• _DATA SUPPLIED_:
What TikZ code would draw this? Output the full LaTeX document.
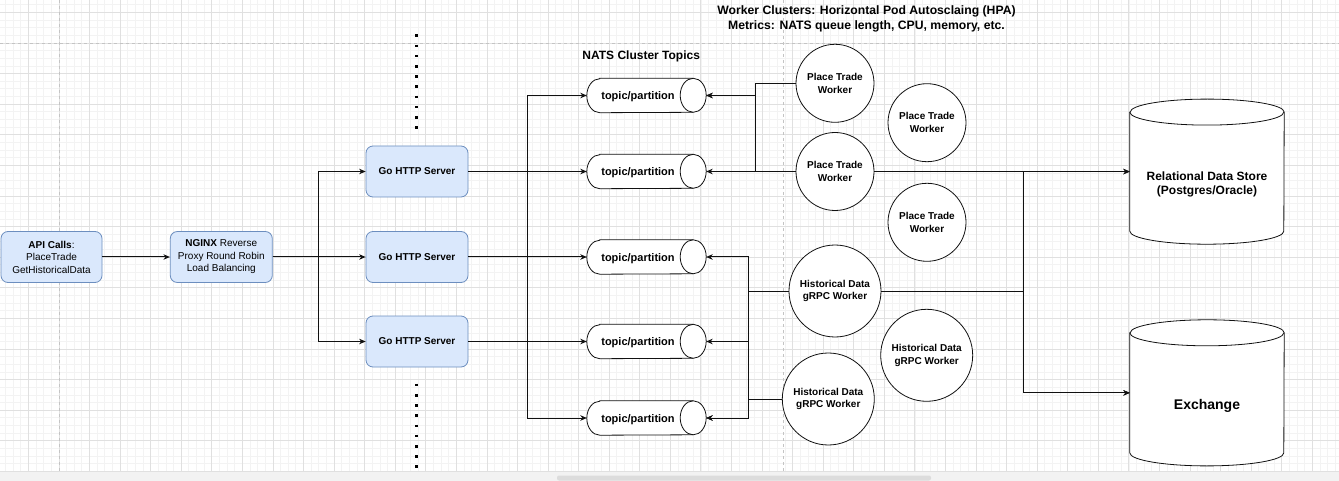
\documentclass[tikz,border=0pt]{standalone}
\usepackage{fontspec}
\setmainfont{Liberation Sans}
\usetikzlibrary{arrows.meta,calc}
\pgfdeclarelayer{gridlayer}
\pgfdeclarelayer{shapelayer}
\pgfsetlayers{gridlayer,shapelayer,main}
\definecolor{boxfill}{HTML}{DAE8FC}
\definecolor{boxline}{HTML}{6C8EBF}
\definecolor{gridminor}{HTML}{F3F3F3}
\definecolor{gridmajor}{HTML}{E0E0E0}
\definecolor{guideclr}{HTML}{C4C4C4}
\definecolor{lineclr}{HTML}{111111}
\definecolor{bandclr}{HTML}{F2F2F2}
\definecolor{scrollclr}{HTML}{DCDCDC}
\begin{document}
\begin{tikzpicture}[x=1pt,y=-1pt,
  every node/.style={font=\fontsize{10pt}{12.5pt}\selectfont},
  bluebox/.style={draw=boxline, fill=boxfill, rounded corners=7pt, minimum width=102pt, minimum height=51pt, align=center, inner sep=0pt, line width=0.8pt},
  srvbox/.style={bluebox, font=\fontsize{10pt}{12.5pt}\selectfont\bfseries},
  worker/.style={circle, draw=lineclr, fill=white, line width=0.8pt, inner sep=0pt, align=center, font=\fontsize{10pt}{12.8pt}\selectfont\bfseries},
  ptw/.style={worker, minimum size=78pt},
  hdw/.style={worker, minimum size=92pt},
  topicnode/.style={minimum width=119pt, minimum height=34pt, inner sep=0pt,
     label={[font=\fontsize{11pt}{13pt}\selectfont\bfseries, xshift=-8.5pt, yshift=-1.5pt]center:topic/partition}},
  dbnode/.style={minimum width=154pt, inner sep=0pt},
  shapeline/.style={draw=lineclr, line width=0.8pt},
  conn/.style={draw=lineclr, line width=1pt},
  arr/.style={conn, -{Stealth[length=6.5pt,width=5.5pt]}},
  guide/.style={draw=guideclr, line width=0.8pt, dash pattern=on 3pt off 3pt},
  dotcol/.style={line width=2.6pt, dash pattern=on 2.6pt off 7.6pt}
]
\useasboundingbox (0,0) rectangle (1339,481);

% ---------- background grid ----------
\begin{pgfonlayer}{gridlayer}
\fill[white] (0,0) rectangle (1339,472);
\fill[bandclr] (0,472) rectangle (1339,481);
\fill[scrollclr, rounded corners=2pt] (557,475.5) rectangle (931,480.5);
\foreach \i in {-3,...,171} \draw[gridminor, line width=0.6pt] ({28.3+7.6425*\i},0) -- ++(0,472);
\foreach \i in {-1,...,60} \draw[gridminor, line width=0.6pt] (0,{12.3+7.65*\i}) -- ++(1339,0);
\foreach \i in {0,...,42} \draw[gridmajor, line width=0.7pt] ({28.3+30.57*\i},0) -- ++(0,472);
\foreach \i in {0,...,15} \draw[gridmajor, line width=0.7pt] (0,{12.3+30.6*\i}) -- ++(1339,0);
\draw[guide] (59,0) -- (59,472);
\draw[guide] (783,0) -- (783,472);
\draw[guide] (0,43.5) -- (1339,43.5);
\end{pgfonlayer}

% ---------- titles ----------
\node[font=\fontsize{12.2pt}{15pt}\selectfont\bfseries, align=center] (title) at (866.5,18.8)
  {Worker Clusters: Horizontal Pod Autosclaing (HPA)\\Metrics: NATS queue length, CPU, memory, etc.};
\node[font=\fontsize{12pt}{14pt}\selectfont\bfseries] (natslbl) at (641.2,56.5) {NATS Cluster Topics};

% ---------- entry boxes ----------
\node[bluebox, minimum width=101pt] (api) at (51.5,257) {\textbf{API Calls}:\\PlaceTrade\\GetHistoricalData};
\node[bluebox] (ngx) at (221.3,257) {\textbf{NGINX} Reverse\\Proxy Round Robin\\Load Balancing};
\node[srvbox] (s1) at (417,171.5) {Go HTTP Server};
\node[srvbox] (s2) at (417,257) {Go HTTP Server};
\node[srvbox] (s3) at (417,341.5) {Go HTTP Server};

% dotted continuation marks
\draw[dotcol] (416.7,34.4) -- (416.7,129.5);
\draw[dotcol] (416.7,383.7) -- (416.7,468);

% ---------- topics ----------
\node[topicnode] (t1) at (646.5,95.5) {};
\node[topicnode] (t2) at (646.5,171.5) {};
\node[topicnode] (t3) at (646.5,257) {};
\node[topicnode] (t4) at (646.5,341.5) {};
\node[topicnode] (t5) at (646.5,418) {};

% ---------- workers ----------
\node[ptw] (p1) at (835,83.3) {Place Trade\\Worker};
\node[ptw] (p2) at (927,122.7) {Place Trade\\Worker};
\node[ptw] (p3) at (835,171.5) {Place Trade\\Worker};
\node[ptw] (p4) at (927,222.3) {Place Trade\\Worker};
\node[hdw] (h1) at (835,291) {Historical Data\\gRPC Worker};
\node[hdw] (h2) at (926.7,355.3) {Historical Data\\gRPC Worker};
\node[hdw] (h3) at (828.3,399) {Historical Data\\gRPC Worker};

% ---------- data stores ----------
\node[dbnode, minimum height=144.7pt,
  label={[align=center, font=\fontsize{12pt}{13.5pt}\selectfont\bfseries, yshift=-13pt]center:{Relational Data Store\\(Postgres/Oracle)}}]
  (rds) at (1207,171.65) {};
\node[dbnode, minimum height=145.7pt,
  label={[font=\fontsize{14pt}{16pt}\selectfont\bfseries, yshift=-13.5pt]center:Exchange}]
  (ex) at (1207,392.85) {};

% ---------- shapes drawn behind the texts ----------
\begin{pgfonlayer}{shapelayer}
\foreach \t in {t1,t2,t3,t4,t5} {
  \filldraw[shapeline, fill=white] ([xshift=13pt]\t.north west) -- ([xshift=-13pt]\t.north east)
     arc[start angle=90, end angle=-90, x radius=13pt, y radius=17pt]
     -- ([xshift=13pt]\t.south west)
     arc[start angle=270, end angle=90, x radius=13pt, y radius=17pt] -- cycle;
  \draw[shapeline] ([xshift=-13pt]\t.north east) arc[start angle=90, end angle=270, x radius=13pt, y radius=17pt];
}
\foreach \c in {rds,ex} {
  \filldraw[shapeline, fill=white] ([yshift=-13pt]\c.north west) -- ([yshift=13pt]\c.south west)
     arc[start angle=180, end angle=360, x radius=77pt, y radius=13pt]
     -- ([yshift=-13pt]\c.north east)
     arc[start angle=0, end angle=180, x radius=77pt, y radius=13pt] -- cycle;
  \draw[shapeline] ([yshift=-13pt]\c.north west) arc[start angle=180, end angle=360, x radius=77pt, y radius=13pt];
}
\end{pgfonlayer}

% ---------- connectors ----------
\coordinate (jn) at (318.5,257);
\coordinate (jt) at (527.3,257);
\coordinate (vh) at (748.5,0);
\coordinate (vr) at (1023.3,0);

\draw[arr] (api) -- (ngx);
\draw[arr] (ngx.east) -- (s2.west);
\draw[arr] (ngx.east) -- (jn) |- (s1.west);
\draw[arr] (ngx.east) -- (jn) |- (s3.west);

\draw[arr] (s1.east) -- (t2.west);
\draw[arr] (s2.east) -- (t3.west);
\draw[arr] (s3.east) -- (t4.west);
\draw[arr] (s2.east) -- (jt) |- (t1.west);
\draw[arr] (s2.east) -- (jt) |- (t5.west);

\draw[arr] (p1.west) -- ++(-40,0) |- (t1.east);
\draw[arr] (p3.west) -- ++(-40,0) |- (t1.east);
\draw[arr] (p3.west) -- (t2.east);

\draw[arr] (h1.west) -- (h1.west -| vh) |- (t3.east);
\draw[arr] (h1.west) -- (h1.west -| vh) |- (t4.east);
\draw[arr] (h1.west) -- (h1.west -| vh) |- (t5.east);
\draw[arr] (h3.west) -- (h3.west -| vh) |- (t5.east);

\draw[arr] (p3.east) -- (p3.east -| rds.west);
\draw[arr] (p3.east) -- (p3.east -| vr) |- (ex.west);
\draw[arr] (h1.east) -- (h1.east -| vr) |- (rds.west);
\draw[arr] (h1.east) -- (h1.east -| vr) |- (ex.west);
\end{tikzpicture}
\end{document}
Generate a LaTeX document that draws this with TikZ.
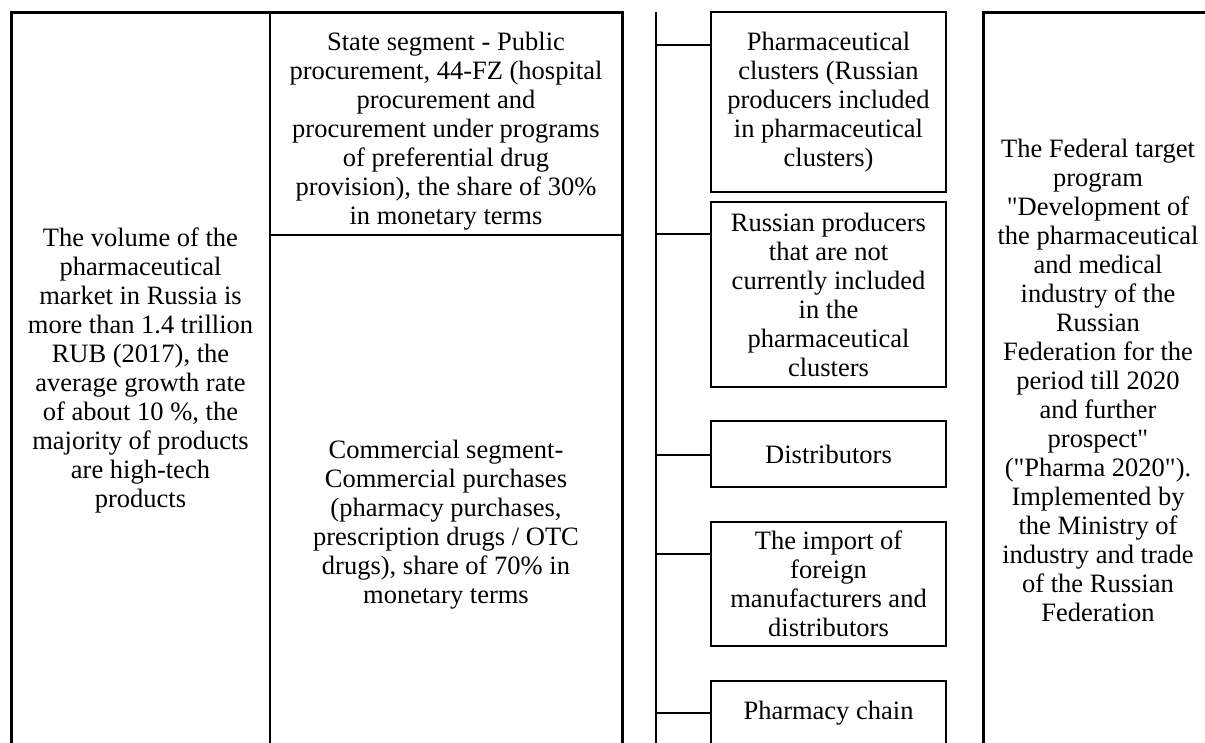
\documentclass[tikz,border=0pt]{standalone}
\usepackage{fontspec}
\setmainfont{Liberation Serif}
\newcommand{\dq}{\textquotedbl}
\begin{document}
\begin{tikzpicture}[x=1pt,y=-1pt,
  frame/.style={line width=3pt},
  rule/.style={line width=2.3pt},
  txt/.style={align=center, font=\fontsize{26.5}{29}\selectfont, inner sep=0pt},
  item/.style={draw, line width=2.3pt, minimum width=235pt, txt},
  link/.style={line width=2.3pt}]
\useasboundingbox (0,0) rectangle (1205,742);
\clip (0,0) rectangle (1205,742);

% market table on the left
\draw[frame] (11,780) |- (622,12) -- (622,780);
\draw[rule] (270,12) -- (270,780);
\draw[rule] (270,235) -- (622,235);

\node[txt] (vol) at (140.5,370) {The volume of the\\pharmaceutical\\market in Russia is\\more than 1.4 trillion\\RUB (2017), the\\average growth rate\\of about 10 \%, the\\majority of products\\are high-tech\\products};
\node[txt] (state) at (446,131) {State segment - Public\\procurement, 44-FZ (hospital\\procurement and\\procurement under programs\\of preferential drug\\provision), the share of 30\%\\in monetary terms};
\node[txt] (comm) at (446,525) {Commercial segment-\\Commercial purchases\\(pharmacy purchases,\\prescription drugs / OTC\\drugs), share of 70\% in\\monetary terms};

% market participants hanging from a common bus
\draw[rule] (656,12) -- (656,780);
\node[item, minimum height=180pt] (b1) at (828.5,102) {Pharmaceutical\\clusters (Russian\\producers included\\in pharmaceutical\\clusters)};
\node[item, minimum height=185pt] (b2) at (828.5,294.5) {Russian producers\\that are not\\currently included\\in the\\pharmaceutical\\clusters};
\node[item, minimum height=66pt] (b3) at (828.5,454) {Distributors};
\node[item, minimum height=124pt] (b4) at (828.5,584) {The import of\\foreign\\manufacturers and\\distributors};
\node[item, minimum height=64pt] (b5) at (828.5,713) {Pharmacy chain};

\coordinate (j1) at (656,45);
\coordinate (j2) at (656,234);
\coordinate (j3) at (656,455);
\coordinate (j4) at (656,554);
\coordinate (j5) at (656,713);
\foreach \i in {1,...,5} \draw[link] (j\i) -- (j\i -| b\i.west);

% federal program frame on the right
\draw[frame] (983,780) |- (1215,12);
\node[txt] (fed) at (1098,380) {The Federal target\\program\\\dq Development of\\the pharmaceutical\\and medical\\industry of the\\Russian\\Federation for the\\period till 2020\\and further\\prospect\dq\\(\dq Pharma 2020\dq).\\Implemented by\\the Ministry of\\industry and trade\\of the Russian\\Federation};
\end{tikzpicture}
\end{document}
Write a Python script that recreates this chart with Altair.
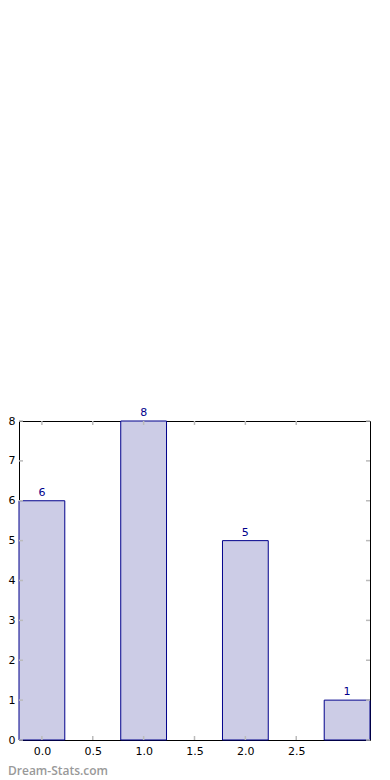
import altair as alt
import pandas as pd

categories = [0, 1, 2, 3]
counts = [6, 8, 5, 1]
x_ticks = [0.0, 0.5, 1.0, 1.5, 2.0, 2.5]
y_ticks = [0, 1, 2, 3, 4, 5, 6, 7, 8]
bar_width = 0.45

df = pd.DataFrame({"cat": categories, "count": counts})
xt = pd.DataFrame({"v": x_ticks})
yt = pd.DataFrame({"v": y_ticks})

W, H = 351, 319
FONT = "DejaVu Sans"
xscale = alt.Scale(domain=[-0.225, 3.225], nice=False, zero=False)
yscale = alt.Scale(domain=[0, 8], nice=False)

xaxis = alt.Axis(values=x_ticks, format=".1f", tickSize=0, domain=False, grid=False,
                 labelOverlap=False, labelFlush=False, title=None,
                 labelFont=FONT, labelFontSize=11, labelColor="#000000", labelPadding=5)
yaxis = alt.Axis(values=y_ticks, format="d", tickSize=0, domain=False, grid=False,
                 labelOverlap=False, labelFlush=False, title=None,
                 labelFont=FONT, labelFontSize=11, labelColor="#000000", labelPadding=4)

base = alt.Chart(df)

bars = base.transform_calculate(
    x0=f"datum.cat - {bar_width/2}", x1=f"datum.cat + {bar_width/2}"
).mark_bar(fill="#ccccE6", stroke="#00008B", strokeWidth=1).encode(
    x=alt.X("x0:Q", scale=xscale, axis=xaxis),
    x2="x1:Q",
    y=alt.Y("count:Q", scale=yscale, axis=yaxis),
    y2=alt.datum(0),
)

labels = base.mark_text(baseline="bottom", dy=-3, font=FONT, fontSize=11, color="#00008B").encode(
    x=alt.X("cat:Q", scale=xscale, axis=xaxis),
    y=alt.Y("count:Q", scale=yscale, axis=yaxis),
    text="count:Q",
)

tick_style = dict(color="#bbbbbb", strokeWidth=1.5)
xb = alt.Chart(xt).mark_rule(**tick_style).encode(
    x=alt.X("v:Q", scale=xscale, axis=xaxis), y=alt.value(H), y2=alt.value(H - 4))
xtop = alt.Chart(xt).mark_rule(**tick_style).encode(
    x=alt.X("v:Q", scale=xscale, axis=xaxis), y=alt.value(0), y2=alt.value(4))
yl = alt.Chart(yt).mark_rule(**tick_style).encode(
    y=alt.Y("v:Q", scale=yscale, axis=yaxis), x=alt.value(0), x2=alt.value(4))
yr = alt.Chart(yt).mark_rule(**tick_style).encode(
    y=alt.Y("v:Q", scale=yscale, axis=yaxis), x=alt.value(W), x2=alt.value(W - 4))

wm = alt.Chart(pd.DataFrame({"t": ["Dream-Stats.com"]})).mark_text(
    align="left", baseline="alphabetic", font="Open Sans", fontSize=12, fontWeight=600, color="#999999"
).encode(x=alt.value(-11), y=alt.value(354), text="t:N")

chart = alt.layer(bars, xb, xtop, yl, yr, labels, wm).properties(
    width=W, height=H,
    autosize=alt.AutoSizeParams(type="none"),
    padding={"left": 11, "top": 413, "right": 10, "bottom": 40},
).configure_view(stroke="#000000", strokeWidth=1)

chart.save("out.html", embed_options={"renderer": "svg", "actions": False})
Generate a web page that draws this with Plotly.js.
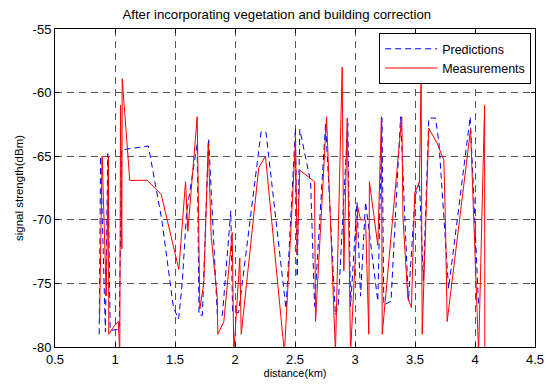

• _PROBLEM DETAILS_: Using the material above, count the lines containing the word "LaTeX". Reply with the number alone.

• _OUTPUT FOR THIS TASK_: 2